Há 25 anos, num ambiente majoritariamente machista e masculino, como é o movimento sindical, um grupo de trabalhadoras da CUT propunha, durante o 4º CONCUT (Congresso Nacional da CUT), que a Central se declarasse favorável à descriminalização e legalização do aborto.
À frente da discussão na Central havia mulheres como a assistente social Didice Delgado, primeira coordenadora da CNMT (Comissão Nacional sobre a Questão da Mulher Trabalhadora da CUT), um espaço que ainda sequer havia se transformado em secretaria.
Para ter ideia de quão audaciosa foi a proposta, basta avaliar a recente reação à decisão do STF (Supremo Tribunal Federal) de não considerar crime a interrupção da gravidez nos primeiros três meses de gestação.
Horas após a decisão, o presidente da Câmara dos Deputados, Rodrigo Maia (DEM-RJ), anunciou que criará uma comissão especial na Casa para tentar reverter a decisão.
Decisão que não descriminaliza a prática do aborto no país, porque foi tomada por apenas cinco dos 11 ministros do Supremo, mas que cria precedentes para que outros juízes se posicionem da mesma forma.
Em entrevista ao Portal da CUT, Didice conta como o tema entrou na agenda da Central e aponta a necessidade de aproveitar a decisão do Judiciário para ampliar a discussão sobre algo tão delicado em um tempo de ascensão do conservadorismo.
Como a discussão sobre a legalização do aborto chegou à pauta da CUT?
A posição da CUT a favor da descriminalização e legalização do aborto foi tomada no 4º CONCUT (Congresso Nacional da CUT), em 1991. Não conheço outra central sindical, ao menos entre as brasileiras, que tenha adotado posição semelhante. É um tema muito polêmico na sociedade inteira e a discussão começou porque entrou na então Comissão Nacional da Mulher Trabalhadora, da qual eu era coordenadora. Uma pauta que já era do movimento feminista.

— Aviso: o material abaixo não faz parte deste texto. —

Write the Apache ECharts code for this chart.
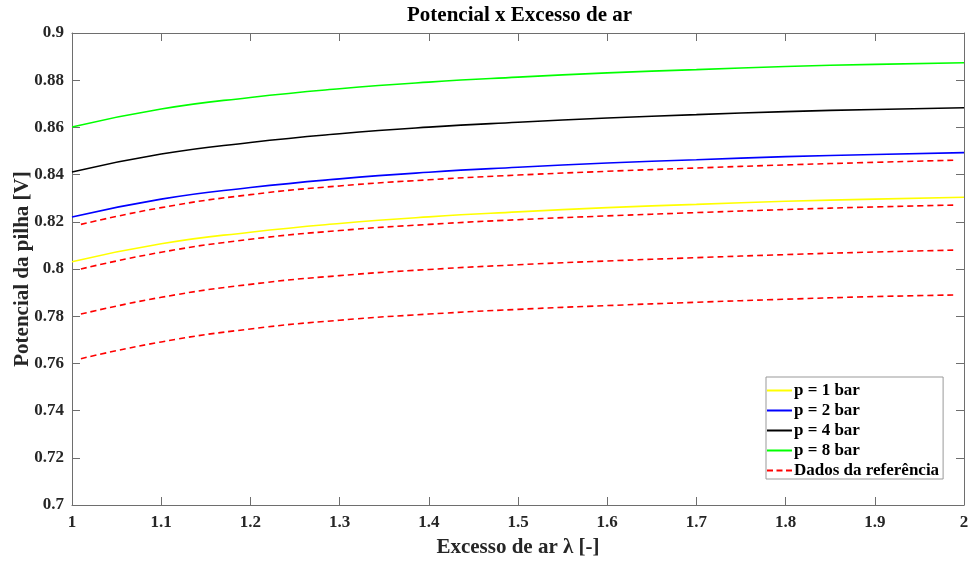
<!DOCTYPE html>
<html>
<head>
<meta charset="utf-8">
<script src="https://cdn.jsdelivr.net/npm/echarts@6/dist/echarts.min.js"></script>
<style>
    html, body { margin: 0; padding: 0; background: #fff; }
    #chart { width: 969px; height: 561px; }
</style>
</head>
<body>
<div id="chart"></div>
<script>
// excesso de ar (lambda)
const lambdaModel = [1.0, 1.1, 1.2, 1.3, 1.4, 1.5, 1.6, 1.7, 1.8, 1.9, 2.0];
const p1bar = [0.8031, 0.8107, 0.8156, 0.8193, 0.8221, 0.8242, 0.8260, 0.8274, 0.8287, 0.8296, 0.8304];
const p2bar = [0.8220, 0.8296, 0.8345, 0.8382, 0.8410, 0.8431, 0.8449, 0.8463, 0.8476, 0.8485, 0.8493];
const p4bar = [0.8411, 0.8487, 0.8536, 0.8573, 0.8601, 0.8622, 0.8640, 0.8654, 0.8667, 0.8676, 0.8683];
const p8bar = [0.8602, 0.8678, 0.8727, 0.8764, 0.8792, 0.8813, 0.8831, 0.8845, 0.8858, 0.8867, 0.8874];

// dados da referencia
const lambdaRef = [1.01, 1.1, 1.2, 1.3, 1.4, 1.5, 1.6, 1.7, 1.8, 1.9, 1.99];
const ref1 = [0.8189, 0.8260, 0.8315, 0.8352, 0.8378, 0.8398, 0.8414, 0.8428, 0.8441, 0.8452, 0.8461];
const ref2 = [0.8000, 0.8071, 0.8126, 0.8163, 0.8189, 0.8209, 0.8225, 0.8239, 0.8252, 0.8263, 0.8271];
const ref3 = [0.7809, 0.7880, 0.7935, 0.7972, 0.7998, 0.8018, 0.8034, 0.8048, 0.8061, 0.8072, 0.8080];
const ref4 = [0.7620, 0.7691, 0.7746, 0.7783, 0.7809, 0.7829, 0.7845, 0.7859, 0.7872, 0.7883, 0.7890];

const xTicks = { min: 1, max: 2, interval: 0.1 };
const yTicks = { min: 0.7, max: 0.9, interval: 0.02 };

const refName = 'Dados da referência';
const font = 'Liberation Serif';
const axisGray = '#6e6e6e';

// icones da legenda (so linha, sem simbolo)
const solidIcon = 'path://M0,0 L25,0 L25,2 L0,2 Z';
const dashIcon = 'path://M0,0 L6,0 L6,2 L0,2 Z M9.5,0 L15.5,0 L15.5,2 L9.5,2 Z M19,0 L25,0 L25,2 L19,2 Z';

function pairs(xs, ys) {
    return xs.map((x, i) => [x, ys[i]]);
}

function modelSeries(name, ys, color) {
    return {
        name: name,
        type: 'line',
        data: pairs(lambdaModel, ys),
        symbol: 'none',
        smooth: 0.5,
        lineStyle: { color: color, width: 1.6 },
        itemStyle: { color: color }
    };
}

function refSeries(ys) {
    return {
        name: refName,
        type: 'line',
        data: pairs(lambdaRef, ys),
        symbol: 'none',
        smooth: 0.5,
        lineStyle: { color: '#ff0000', width: 1.6, type: [6, 4] },
        itemStyle: { color: '#ff0000' }
    };
}

const chart = echarts.init(document.getElementById('chart'));

const hiddenAxis = {
    axisLine: { show: true, lineStyle: { color: axisGray, width: 1 } },
    axisTick: { show: true, inside: true, length: 8, lineStyle: { color: axisGray } },
    axisLabel: { show: false },
    splitLine: { show: false }
};

chart.setOption({
    animation: false,
    title: {
        text: 'Potencial x Excesso de ar',
        left: 402,
        top: 0,
        textStyle: { fontFamily: font, fontWeight: 'bold', fontSize: 21, color: '#000' }
    },
    grid: { left: 72, right: 5, top: 33, bottom: 56, outerBoundsMode: 'none' },
    legend: {
        data: [
            { name: 'p = 1 bar', icon: solidIcon },
            { name: 'p = 2 bar', icon: solidIcon },
            { name: 'p = 4 bar', icon: solidIcon },
            { name: 'p = 8 bar', icon: solidIcon },
            { name: refName, icon: dashIcon }
        ],
        orient: 'vertical',
        left: 766,
        top: 377,
        itemWidth: 25,
        itemHeight: 2,
        itemGap: 3,
        padding: [5, 4, 0, 1],
        borderColor: '#999',
        borderWidth: 1,
        backgroundColor: '#fff',
        textStyle: { fontFamily: font, fontWeight: 'bold', fontSize: 17, color: '#000', padding: [0, 0, 0, -3] }
    },
    xAxis: [{
        type: 'value',
        min: xTicks.min,
        max: xTicks.max,
        interval: xTicks.interval,
        name: 'Excesso de ar λ [-]',
        nameLocation: 'middle',
        nameGap: 32,
        nameMoveOverlap: false,
        nameTextStyle: { fontFamily: font, fontWeight: 'bold', fontSize: 21, color: '#262626' },
        axisLine: { show: true, lineStyle: { color: axisGray, width: 1 } },
        axisTick: { show: true, inside: true, length: 8, lineStyle: { color: axisGray } },
        axisLabel: { margin: 9, fontFamily: font, fontWeight: 'bold', fontSize: 17, color: '#262626' },
        splitLine: { show: false }
    }, Object.assign({
        type: 'value',
        position: 'top',
        min: xTicks.min,
        max: xTicks.max,
        interval: xTicks.interval
    }, hiddenAxis)],
    yAxis: [{
        type: 'value',
        min: yTicks.min,
        max: yTicks.max,
        interval: yTicks.interval,
        name: 'Potencial da pilha [V]',
        nameLocation: 'middle',
        nameGap: 39,
        nameMoveOverlap: false,
        nameTextStyle: { fontFamily: font, fontWeight: 'bold', fontSize: 21, color: '#262626' },
        axisLine: { show: true, lineStyle: { color: axisGray, width: 1 } },
        axisTick: { show: true, inside: true, length: 8, lineStyle: { color: axisGray } },
        axisLabel: { margin: 8, fontFamily: font, fontWeight: 'bold', fontSize: 17, color: '#262626' },
        splitLine: { show: false }
    }, Object.assign({
        type: 'value',
        position: 'right',
        min: yTicks.min,
        max: yTicks.max,
        interval: yTicks.interval
    }, hiddenAxis)],
    series: [
        modelSeries('p = 1 bar', p1bar, '#ffff00'),
        modelSeries('p = 2 bar', p2bar, '#0000ff'),
        modelSeries('p = 4 bar', p4bar, '#000000'),
        modelSeries('p = 8 bar', p8bar, '#00ff00'),
        refSeries(ref1),
        refSeries(ref2),
        refSeries(ref3),
        refSeries(ref4)
    ]
});
</script>
</body>
</html>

A criminalização do aborto recai de forma muito cruel sobre as mulheres trabalhadoras, pobres, que não têm condições de pagar um aborto clandestino, parte de uma indústria que se prolifera no Brasil. Então, se subtemem à interrupção da gravidez em condições precárias, perigosas, muitas morrem ou ficam com sequelas para a vida inteira.
Por termos desenvolvido nosso trabalho com uma orientação sindical e feminista, já tinha nessa época a compreensão de que as decisões sobre ter ou não filhos é da mulher. E toda mulher deve ter o direito de decidir se quer dar à luz.

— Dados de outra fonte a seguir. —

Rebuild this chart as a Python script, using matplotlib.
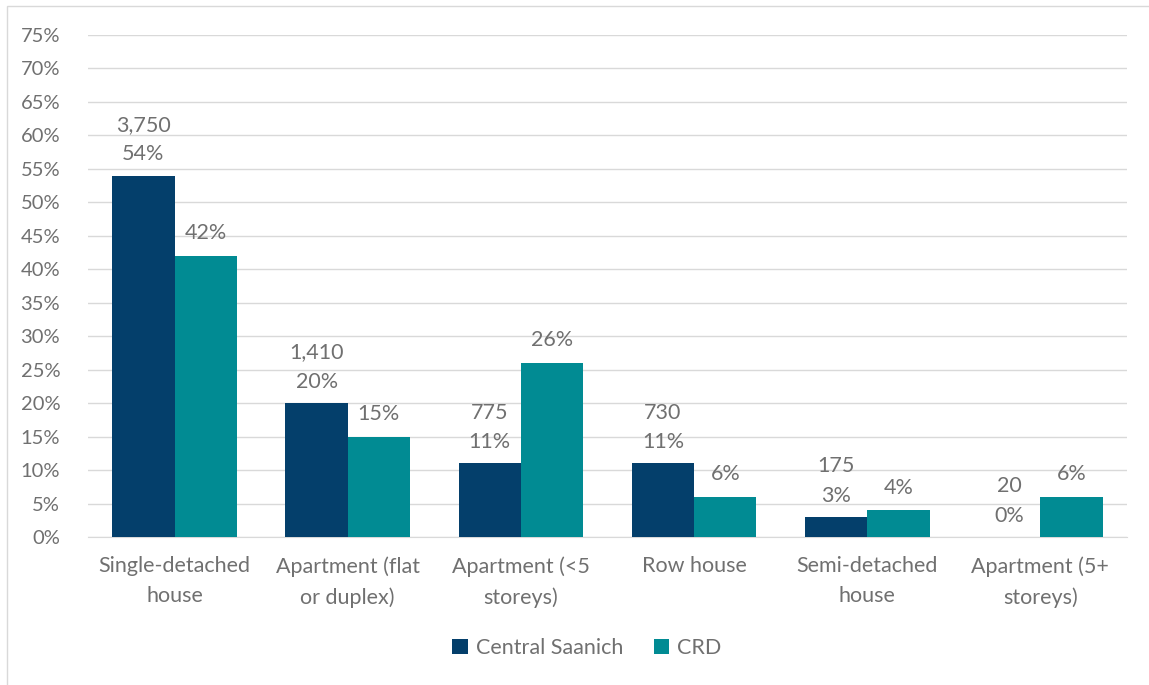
import numpy as np
import matplotlib.pyplot as plt
from matplotlib.patches import Rectangle

categories = ["Single-detached\nhouse", "Apartment (flat\nor duplex)", "Apartment (<5\nstoreys)",
              "Row house", "Semi-detached\nhouse", "Apartment (5+\nstoreys)"]
saanich_pct = [54, 20, 11, 11, 3, 0]
saanich_count = ["3,750", "1,410", "775", "730", "175", "20"]
crd_pct = [42, 15, 26, 6, 4, 6]

DARK = "#043f6b"
TEAL = "#018b93"
GREY = "#707070"
FS = 15.5

plt.rcParams["font.family"] = ["Lato", "DejaVu Sans"]

fig = plt.figure(figsize=(11.49, 6.85), dpi=100)
fig.patches.append(Rectangle((7 / 1149, -0.1), 1.2, (685 - 6) / 685 + 0.1,
                             transform=fig.transFigure, fill=False,
                             edgecolor="#d9d9d9", linewidth=1))
ax = fig.add_axes([88 / 1149, (685 - 537) / 685, (1127 - 88) / 1149, (537 - 35) / 685])

x = np.arange(len(categories))
w = 0.36
b1 = ax.bar(x - w / 2, saanich_pct, w, color=DARK, label="Central Saanich", zorder=3)
b2 = ax.bar(x + w / 2, crd_pct, w, color=TEAL, label="CRD", zorder=3)

for rect, pct, cnt in zip(b1, saanich_pct, saanich_count):
    ax.annotate(f"{cnt}\n{pct}%", (rect.get_x() + rect.get_width() / 2, rect.get_height()),
                xytext=(0, 8), textcoords="offset points", ha="center", va="bottom",
                fontsize=FS, color=GREY, linespacing=1.6)
for rect, pct in zip(b2, crd_pct):
    ax.annotate(f"{pct}%", (rect.get_x() + rect.get_width() / 2, rect.get_height()),
                xytext=(0, 9), textcoords="offset points", ha="center", va="bottom",
                fontsize=FS, color=GREY)

ax.set_xlim(-0.5, len(categories) - 0.5)
ax.set_ylim(0, 75)
ax.set_yticks(range(0, 80, 5))
ax.set_yticklabels([f"{v}%" for v in range(0, 80, 5)])
ax.set_xticks(x)
ax.set_xticklabels(categories, linespacing=1.6)
ax.tick_params(axis="x", length=0, labelsize=FS, labelcolor=GREY, pad=14)
ax.tick_params(axis="y", length=0, labelsize=14.5, labelcolor=GREY, pad=20)
ax.grid(axis="y", color="#d9d9d9", linewidth=1, zorder=0)
for side in ["top", "right", "left"]:
    ax.spines[side].set_visible(False)
ax.spines["bottom"].set_color("#d9d9d9")

leg = fig.legend(loc="center", bbox_to_anchor=(587 / 1149, 1 - 648 / 685), ncol=2,
                 frameon=False, fontsize=FS, handlelength=0.7, handleheight=0.7,
                 columnspacing=1.4, handletextpad=0.4)
for t in leg.get_texts():
    t.set_color(GREY)

fig.savefig("out.png", dpi=100)
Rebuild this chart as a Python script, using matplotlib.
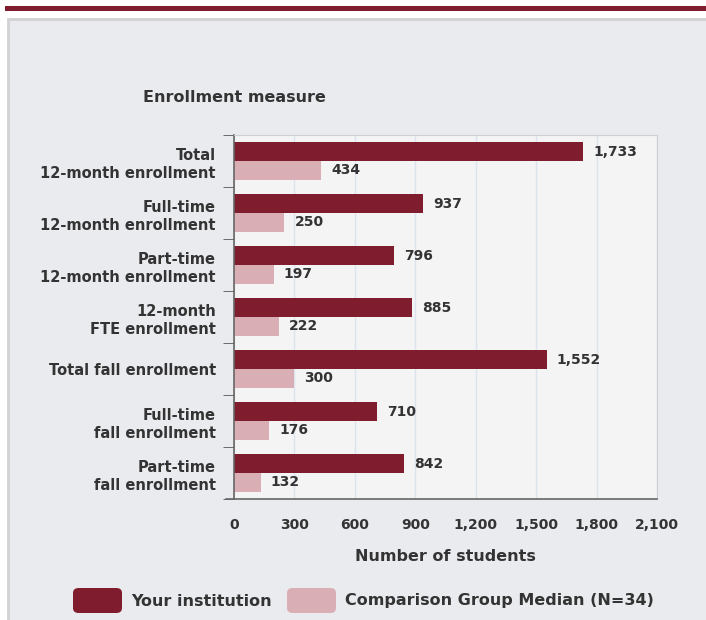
import matplotlib.pyplot as plt
from matplotlib.patches import FancyBboxPatch, Rectangle
from matplotlib.ticker import FuncFormatter

categories = [
    "Total\n12-month enrollment",
    "Full-time\n12-month enrollment",
    "Part-time\n12-month enrollment",
    "12-month\nFTE enrollment",
    "Total fall enrollment",
    "Full-time\nfall enrollment",
    "Part-time\nfall enrollment",
]
institution = [1733, 937, 796, 885, 1552, 710, 842]
comparison = [434, 250, 197, 222, 300, 176, 132]
x_ticks = [0, 300, 600, 900, 1200, 1500, 1800, 2100]

DARK = "#7f1c2e"
LIGHT = "#d9afb5"
TEXT = "#333333"
PANEL = "#eaebef"

W, H = 706, 620
fig = plt.figure(figsize=(W / 100, H / 100), dpi=100)
fig.patch.set_facecolor("white")

# top red stripe and grey panel (drawn behind the axes)
fig.patches.append(Rectangle((5 / W, 1 - 11 / H), 1, 5 / H, transform=fig.transFigure,
                             facecolor=DARK, edgecolor="none", zorder=-10))
fig.patches.append(Rectangle((8 / W, -0.1), 1, 1 - 19 / H + 0.1, transform=fig.transFigure,
                             facecolor=PANEL, edgecolor="#d2d2d2", linewidth=2, zorder=-10))

ax = fig.add_axes([234 / W, 1 - 499 / H, 423 / W, 364 / H])
ax.set_facecolor("#f4f4f4")

n = len(categories)
ys = list(range(n))
h = 0.365
ax.barh([y - h / 2 for y in ys], institution, height=h, color=DARK)
ax.barh([y + h / 2 for y in ys], comparison, height=h, color=LIGHT)

for y, v in zip(ys, institution):
    ax.text(v + 50, y - h / 2, f"{v:,}", va="center", ha="left",
            fontsize=10, fontweight="bold", color=TEXT)
for y, v in zip(ys, comparison):
    ax.text(v + 50, y + h / 2, f"{v:,}", va="center", ha="left",
            fontsize=10, fontweight="bold", color=TEXT)

ax.set_xlim(0, 2100)
ax.set_ylim(n - 0.5, -0.5)
ax.set_xticks(x_ticks)
ax.xaxis.set_major_formatter(FuncFormatter(lambda v, p: f"{int(v):,}"))
ax.set_yticks(ys)
ax.set_yticklabels(categories, fontsize=10.5, fontweight="bold", color=TEXT,
                   linespacing=1.3)
ax.set_yticks([y - 0.5 for y in range(n + 1)], minor=True)
ax.tick_params(axis="y", which="major", length=0, pad=13)
ax.tick_params(axis="y", which="minor", length=8, color="#555555", direction="out")
ax.tick_params(axis="x", length=0, pad=14, labelsize=10, labelcolor=TEXT)
for lbl in ax.get_xticklabels():
    lbl.set_fontweight("bold")

ax.grid(axis="x", color="#dde3ee", linewidth=1)
ax.set_axisbelow(True)
for s in ["top", "right"]:
    ax.spines[s].set_color("#cfcfcf")
for s in ["left", "bottom"]:
    ax.spines[s].set_color("#666666")
    ax.spines[s].set_linewidth(1.2)
# bottom axis line runs a little past the left axis, like the tick marks
ax.plot([-40, 0], [n - 0.5, n - 0.5], color="#666666", linewidth=1.2, clip_on=False)

ax.set_xlabel("Number of students", fontsize=11.5, fontweight="bold", color=TEXT, labelpad=12)
fig.text(234 / W, 1 - 97 / H, "Enrollment measure", ha="center", va="center",
         fontsize=11.5, fontweight="bold", color=TEXT)

# legend
for x0, color, label in [(73, DARK, "Your institution"),
                         (287, LIGHT, "Comparison Group Median (N=34)")]:
    fig.patches.append(FancyBboxPatch((x0 / W, 1 - 613 / H), 49 / W, 25 / H,
                                      boxstyle="round,pad=0,rounding_size=0.008",
                                      transform=fig.transFigure, facecolor=color,
                                      edgecolor="none"))
    fig.text((x0 + 58) / W, 1 - 601 / H, label, ha="left", va="center",
             fontsize=11.5, fontweight="bold", color=TEXT)

fig.savefig("out.png", dpi=100)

Sabemos que métodos contraceptivos falham, muitas engravidam em consequência de violência, havia esse debate entre nós e achávamos que a CUT deveria se posicionar sobre temas que dizem respeito à mulher trabalhadora, ainda que não sejam diretamente relacionados ao local de trabalho.
Propusemos o debate no 4º CONCUT e a proposta foi aprovada num encontro que tinha maioria de homens como delegados, em uma central sindical formada por muitas pessoas de formação religiosa. Fizemos a discussão sob o aspecto de que a criminalização do aborto prejudica as mulheres trabalhadoras e conseguimos aprová-la.
O que aconteceu a partir da aprovação?
Portal da CUT – A partir daí, passamos a participar da luta geral do movimento de mulheres em defesa da legalização do aborto no Brasil como CUT e não mais individualmente como sindicalistas, da maneira que vínhamos fazendo.